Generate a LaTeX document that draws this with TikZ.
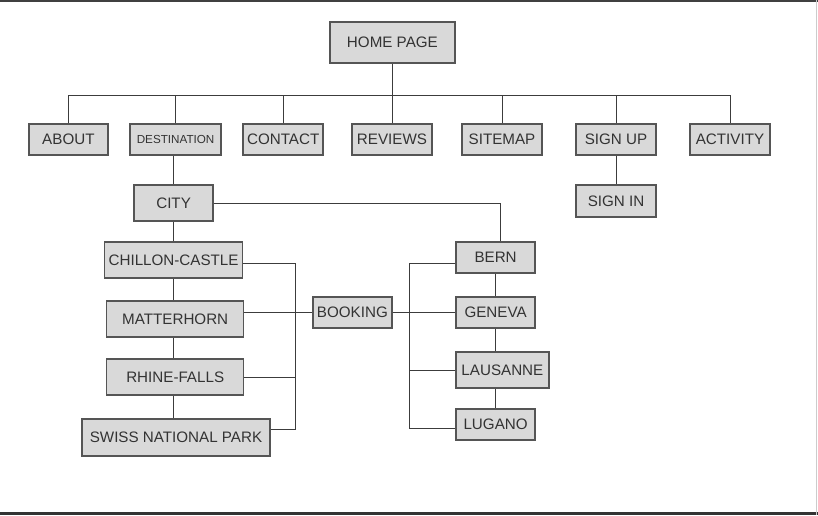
\documentclass[tikz,border=0pt]{standalone}
\usepackage{fontspec}
\setmainfont{Liberation Sans}
\usepackage{tikz}

\definecolor{boxfill}{HTML}{D9D9D9}
\definecolor{boxline}{HTML}{555555}
\definecolor{wireline}{HTML}{3C3C3C}
\definecolor{txtgray}{HTML}{333333}

\begin{document}
\begin{tikzpicture}[
  pgbox/.style={rectangle, draw=boxline, fill=boxfill, line width=1.1pt, minimum width=20.0mm, minimum height=7.75mm, inner sep=1.0pt, text=txtgray, font={\fontsize{10.8}{12}\selectfont}},
  pgedge/.style={draw=wireline, line width=0.7pt}
]
\useasboundingbox (0,0) rectangle (20.45,-12.875);
% frame lines of the screenshot
\draw[line width=1.4pt, black!75] (0,-0.025) -- (20.45,-0.025);
\draw[line width=2.1pt, black!80] (0,-12.84) -- (20.45,-12.84);
\draw[line width=0.7pt, black!20] (20.40,0) -- (20.40,-12.875);

% top level
\node[pgbox, minimum width=31.25mm, minimum height=10.25mm] (home) at (9.81,-1.06) {HOME PAGE};
\node[pgbox, minimum width=19.75mm] (about) at (1.71,-3.49) {ABOUT};
\node[pgbox, minimum width=22.75mm, font={\fontsize{8.3}{10}\selectfont}] (destination) at (4.39,-3.49) {DESTINATION};
\node[pgbox] (contact) at (7.08,-3.49) {CONTACT};
\node[pgbox] (reviews) at (9.80,-3.49) {REVIEWS};
\node[pgbox] (sitemap) at (12.55,-3.49) {SITEMAP};
\node[pgbox] (signup) at (15.40,-3.49) {SIGN UP};
\node[pgbox] (activity) at (18.25,-3.49) {ACTIVITY};
\node[pgbox, minimum height=8.0mm] (signin) at (15.40,-5.03) {SIGN IN};

% destinations
\node[pgbox, minimum width=19.75mm, minimum height=9.0mm] (city) at (4.34,-5.08) {CITY};
\node[pgbox, minimum width=34.5mm, minimum height=9.0mm] (chillon) at (4.34,-6.50) {CHILLON-CASTLE};
\node[pgbox, minimum width=34.25mm, minimum height=9.0mm] (matterhorn) at (4.38,-7.98) {MATTERHORN};
\node[pgbox, minimum width=34.25mm, minimum height=9.0mm] (rhine) at (4.38,-9.43) {RHINE-FALLS};
\node[pgbox, minimum width=47.0mm, minimum height=9.25mm] (swiss) at (4.40,-10.94) {SWISS NATIONAL PARK};

% booking and cities
\node[pgbox, minimum width=19.75mm] (booking) at (8.81,-7.81) {BOOKING};
\node[pgbox, minimum width=19.75mm] (bern) at (12.39,-6.44) {BERN};
\node[pgbox, minimum width=19.75mm] (geneva) at (12.39,-7.81) {GENEVA};
\node[pgbox, minimum width=23.25mm, minimum height=9.0mm] (lausanne) at (12.56,-9.25) {LAUSANNE};
\node[pgbox, minimum width=19.75mm] (lugano) at (12.39,-10.61) {LUGANO};

\coordinate (bus) at (9.81,-2.38);
\coordinate (ltop) at (7.38,-6.58);
\coordinate (lbot) at (7.38,-10.73);
\coordinate (rtop) at (10.23,-6.58);
\coordinate (rbot) at (10.23,-10.70);

% menu bus
\draw[pgedge] (home.south) -- (bus);
\draw[pgedge] (about.north) |- (bus) -| (activity.north);
\foreach \n in {destination,contact,reviews,sitemap,signup}
  \draw[pgedge] (\n.north) -- (\n.north |- bus);
\draw[pgedge] (signup) -- (signin);
\draw[pgedge] (city.north) -- (city.north |- destination.south);

% city column
\foreach \a/\b in {city/chillon, chillon/matterhorn, matterhorn/rhine, rhine/swiss}
  \draw[pgedge] (city.south |- \a.south) -- (city.south |- \b.north);
\draw[pgedge] (city.east) -| ([xshift=1.25mm]bern.north);

% brackets round booking
\draw[pgedge] (chillon.east |- ltop) -- (ltop) -- (lbot) -- (swiss.east |- lbot);
\draw[pgedge] (rhine.east) -- (rhine.east -| ltop);
\draw[pgedge] (matterhorn.east |- booking) -- (booking.west);
\draw[pgedge] (bern.west |- rtop) -- (rtop) -- (rbot) -- (lugano.west |- rbot);
\draw[pgedge] (booking.east) -- (geneva.west);
\draw[pgedge] (lausanne.west) -- (lausanne.west -| rtop);

% right column
\foreach \a/\b in {bern/geneva, geneva/lausanne, lausanne/lugano}
  \draw[pgedge] (bern.south |- \a.south) -- (bern.south |- \b.north);
\end{tikzpicture}
\end{document}
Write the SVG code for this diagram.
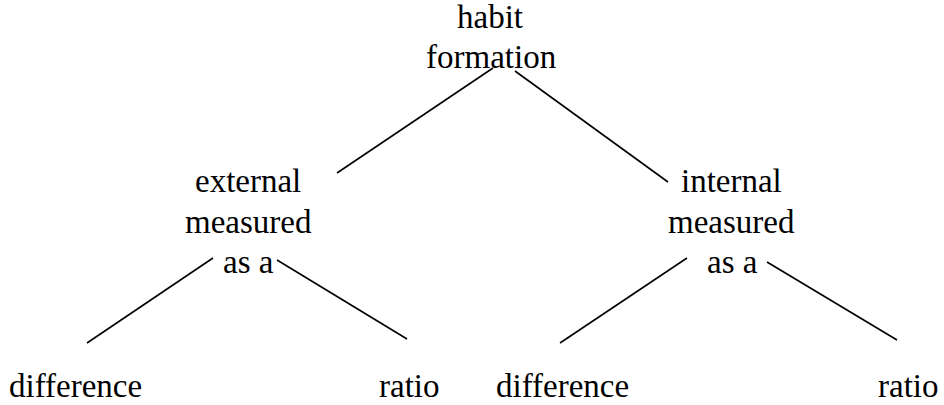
* * *
* YOUR GOAL
Reproduce the records verbatim, omitting all images they contain.

* WRITTEN ANSWER
Generate a LaTeX document that draws this with TikZ.
\documentclass[tikz,border=0pt]{standalone}
\usepackage{fontspec}
\setmainfont{Liberation Sans}
\usepackage{tikz}

\definecolor{boxfill}{HTML}{D9D9D9}
\definecolor{boxline}{HTML}{555555}
\definecolor{wireline}{HTML}{3C3C3C}
\definecolor{txtgray}{HTML}{333333}

\begin{document}
\begin{tikzpicture}[
  pgbox/.style={rectangle, draw=boxline, fill=boxfill, line width=1.1pt, minimum width=20.0mm, minimum height=7.75mm, inner sep=1.0pt, text=txtgray, font={\fontsize{10.8}{12}\selectfont}},
  pgedge/.style={draw=wireline, line width=0.7pt}
]
\useasboundingbox (0,0) rectangle (20.45,-12.875);
% frame lines of the screenshot
\draw[line width=1.4pt, black!75] (0,-0.025) -- (20.45,-0.025);
\draw[line width=2.1pt, black!80] (0,-12.84) -- (20.45,-12.84);
\draw[line width=0.7pt, black!20] (20.40,0) -- (20.40,-12.875);

% top level
\node[pgbox, minimum width=31.25mm, minimum height=10.25mm] (home) at (9.81,-1.06) {HOME PAGE};
\node[pgbox, minimum width=19.75mm] (about) at (1.71,-3.49) {ABOUT};
\node[pgbox, minimum width=22.75mm, font={\fontsize{8.3}{10}\selectfont}] (destination) at (4.39,-3.49) {DESTINATION};
\node[pgbox] (contact) at (7.08,-3.49) {CONTACT};
\node[pgbox] (reviews) at (9.80,-3.49) {REVIEWS};
\node[pgbox] (sitemap) at (12.55,-3.49) {SITEMAP};
\node[pgbox] (signup) at (15.40,-3.49) {SIGN UP};
\node[pgbox] (activity) at (18.25,-3.49) {ACTIVITY};
\node[pgbox, minimum height=8.0mm] (signin) at (15.40,-5.03) {SIGN IN};

% destinations
\node[pgbox, minimum width=19.75mm, minimum height=9.0mm] (city) at (4.34,-5.08) {CITY};
\node[pgbox, minimum width=34.5mm, minimum height=9.0mm] (chillon) at (4.34,-6.50) {CHILLON-CASTLE};
\node[pgbox, minimum width=34.25mm, minimum height=9.0mm] (matterhorn) at (4.38,-7.98) {MATTERHORN};
\node[pgbox, minimum width=34.25mm, minimum height=9.0mm] (rhine) at (4.38,-9.43) {RHINE-FALLS};
\node[pgbox, minimum width=47.0mm, minimum height=9.25mm] (swiss) at (4.40,-10.94) {SWISS NATIONAL PARK};

% booking and cities
\node[pgbox, minimum width=19.75mm] (booking) at (8.81,-7.81) {BOOKING};
\node[pgbox, minimum width=19.75mm] (bern) at (12.39,-6.44) {BERN};
\node[pgbox, minimum width=19.75mm] (geneva) at (12.39,-7.81) {GENEVA};
\node[pgbox, minimum width=23.25mm, minimum height=9.0mm] (lausanne) at (12.56,-9.25) {LAUSANNE};
\node[pgbox, minimum width=19.75mm] (lugano) at (12.39,-10.61) {LUGANO};

\coordinate (bus) at (9.81,-2.38);
\coordinate (ltop) at (7.38,-6.58);
\coordinate (lbot) at (7.38,-10.73);
\coordinate (rtop) at (10.23,-6.58);
\coordinate (rbot) at (10.23,-10.70);

% menu bus
\draw[pgedge] (home.south) -- (bus);
\draw[pgedge] (about.north) |- (bus) -| (activity.north);
\foreach \n in {destination,contact,reviews,sitemap,signup}
  \draw[pgedge] (\n.north) -- (\n.north |- bus);
\draw[pgedge] (signup) -- (signin);
\draw[pgedge] (city.north) -- (city.north |- destination.south);

% city column
\foreach \a/\b in {city/chillon, chillon/matterhorn, matterhorn/rhine, rhine/swiss}
  \draw[pgedge] (city.south |- \a.south) -- (city.south |- \b.north);
\draw[pgedge] (city.east) -| ([xshift=1.25mm]bern.north);

% brackets round booking
\draw[pgedge] (chillon.east |- ltop) -- (ltop) -- (lbot) -- (swiss.east |- lbot);
\draw[pgedge] (rhine.east) -- (rhine.east -| ltop);
\draw[pgedge] (matterhorn.east |- booking) -- (booking.west);
\draw[pgedge] (bern.west |- rtop) -- (rtop) -- (rbot) -- (lugano.west |- rbot);
\draw[pgedge] (booking.east) -- (geneva.west);
\draw[pgedge] (lausanne.west) -- (lausanne.west -| rtop);

% right column
\foreach \a/\b in {bern/geneva, geneva/lausanne, lausanne/lugano}
  \draw[pgedge] (bern.south |- \a.south) -- (bern.south |- \b.north);
\end{tikzpicture}
\end{document}
Write the SVG code for this diagram.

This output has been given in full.